Screeds of change
Finding Fela, documentary, not rated, The Screen, 2.5 chiles
IFela Anikulapo Kuti, the Nigerian musician and bandleader said to have fashioned Afrobeat music from a mix of highlife, Nigerian juju, and American funk, was a complicated, obsessed, and often angry figure. His music took a turn in 1970 when he returned to Nigeria after several months in Los Angeles. He began incorporating more funk and jazz into his music while retaining its polyrhythmic African roots. In the United States, Fela was influenced by such figures as James Baldwin and Eldridge Cleaver, his lyrics coming to focus more on the political struggles of postcolonial Africa against corruption, poverty, and military brutality — especially within his own country.
The first half-hour of Alex Gibney’s Finding Fela seems more about the genesis of Bill T. Jones’ successful Broadway musical Fela! — its subject lost behind scenes and music from the play. This is the only part of the film when its title makes sense. Is this the real Fela? On a New York stage, playing sax, smoking a spliff, spouting political criticism, dragging his wives around by their hair? Eventually the narrative settles into the firebrand musician’s radical political stances and what was behind them.
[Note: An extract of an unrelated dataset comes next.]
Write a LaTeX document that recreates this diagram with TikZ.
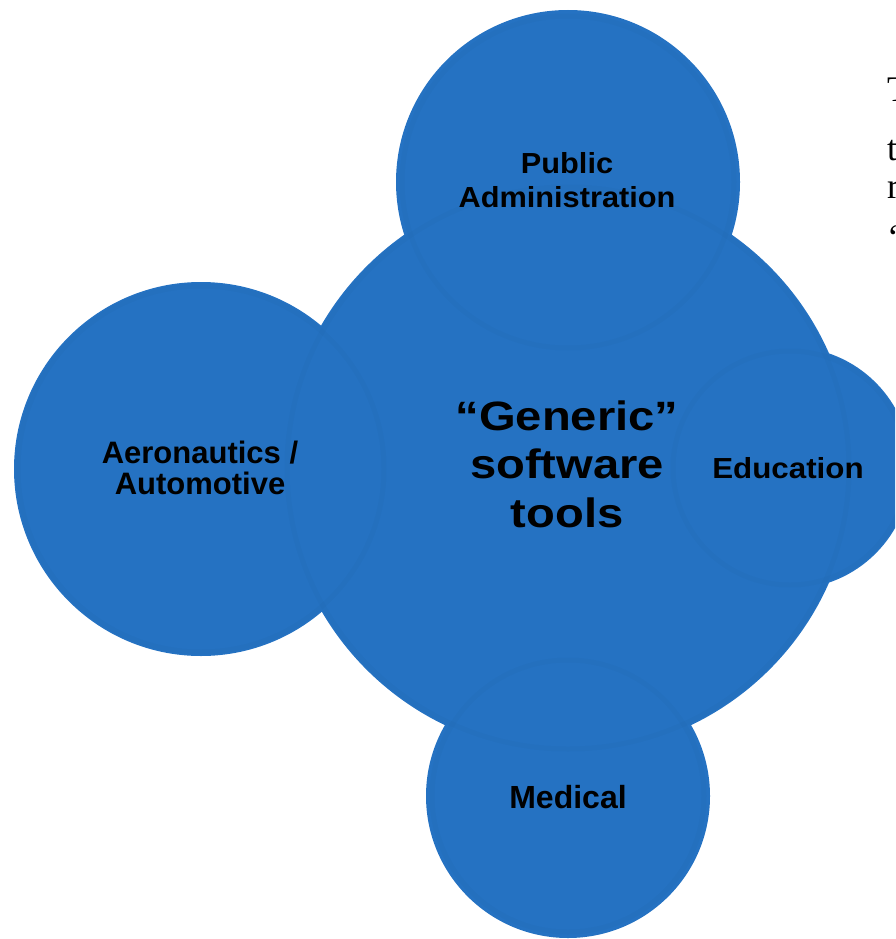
\documentclass[tikz,border=0pt]{standalone}
\usepackage{fontspec}
\setmainfont{Liberation Sans}
\newfontfamily\bodyserif{Liberation Serif}
\definecolor{bubble}{HTML}{2572C2}
\begin{document}
\begin{tikzpicture}[x=1pt,y=-1pt,
  bubble/.style={circle, fill=bubble, inner sep=0pt, minimum size=#1},
  label/.style={align=center, inner sep=0pt, text=black},
  softedge/.style={draw=black, draw opacity=0.014, line width=5pt},
  fragment/.style={anchor=base west, inner sep=0pt, font=\bodyserif\fontsize{36}{40}\selectfont}]
\useasboundingbox (0,0) rectangle (895,939);
\clip (0,0) rectangle (895,939);

% the five bubbles
\node[bubble=374pt] (aero) at (201,469) {};
\node[bubble=344pt] (public) at (568,182) {};
\node[bubble=284pt] (medical) at (568,796) {};
\node[bubble=570pt] (generic) at (568,468) {};
\node[bubble=242pt] (education) at (790,468) {};

% soft inner rims of the bubbles
\draw[softedge] (generic.center) circle (281);
\draw[softedge] (education.center) circle (117);
\draw[softedge] (medical.center) circle (136);
\draw[softedge] (public.center) circle (166);
\draw[softedge] (aero.center) circle (183);

% labels on top of all bubbles (shifts are in page points, upwards positive)
\node[label, font=\fontsize{31}{30.6}\selectfont\bfseries] (aerolabel) at ([xshift=-1pt,yshift=1pt]aero.center)
  {Aeronautics /\\Automotive};
\node[label, font=\fontsize{29}{34}\selectfont\bfseries\addfontfeatures{FakeStretch=1.06}] (publiclabel) at ([xshift=-1pt,yshift=2pt]public.center)
  {Public\\Administration};
\node[label, font=\fontsize{41}{48.5}\selectfont\bfseries\addfontfeatures{FakeStretch=1.15}] (genericlabel) at ([xshift=-1pt,yshift=4pt]generic.center)
  {“Generic”\\software\\tools};
\node[label, font=\fontsize{29}{33}\selectfont\bfseries\addfontfeatures{FakeStretch=1.08}] (educationlabel) at ([xshift=-2pt]education.center)
  {Education};
\node[label, font=\fontsize{32}{36}\selectfont\bfseries] (medicallabel) at ([yshift=-1pt]medical.center) {Medical};

% running text cut by the right margin
\node[fragment] (line1) at (887,102) {T};
\node[fragment] (line2) at (887,160) {t};
\node[fragment] (line3) at (887,198) {r};
\node[fragment] (line4) at (887,249) {‘};
\end{tikzpicture}
\end{document}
The film becomes a document of courage as we see Fela’s fame and influence on his countrymen grow.
Gibney, whose credits include Enron: The Smartest Guys in the Room and Taxi to the Dark Side, is practiced at seamlessly inserting the appropriate talking head at the moment when some idea needs developing. He does a good job of presenting the political situation Fela faced throughout the ’70s, occasionally using disturbing, even horrifying scenes to accompany Fela’s almost matter-of-fact accounts of beatings at the hands of the authorities. What Gibney doesn’t have is extensive footage of Fela onstage during this period. Most of the extended musical takes and sax solos come from the play. Fela’s performance at the 1978 Berlin Jazz Festival, after which much of his band quit due to rumors that he intended to use the proceeds to fund his quest to become president of Nigeria, is well represented. But mostly we’re left to wonder at the series of mythic shows held at “the shrine” near Fela’s Lagos compound.
Gibney explores Fela’s blatant sexism — already wed and with children, he once married 27 women in a single ceremony — but ignores his controversial stand on female genital mutilation, a position that cost him support in the United States and Europe. The best parts of the film are when the rhythms come pulsing up behind the words and in scenes devoted to Fela’s infectious Afro-grooves, whether from archival footage or from the play. The passion’s in the music.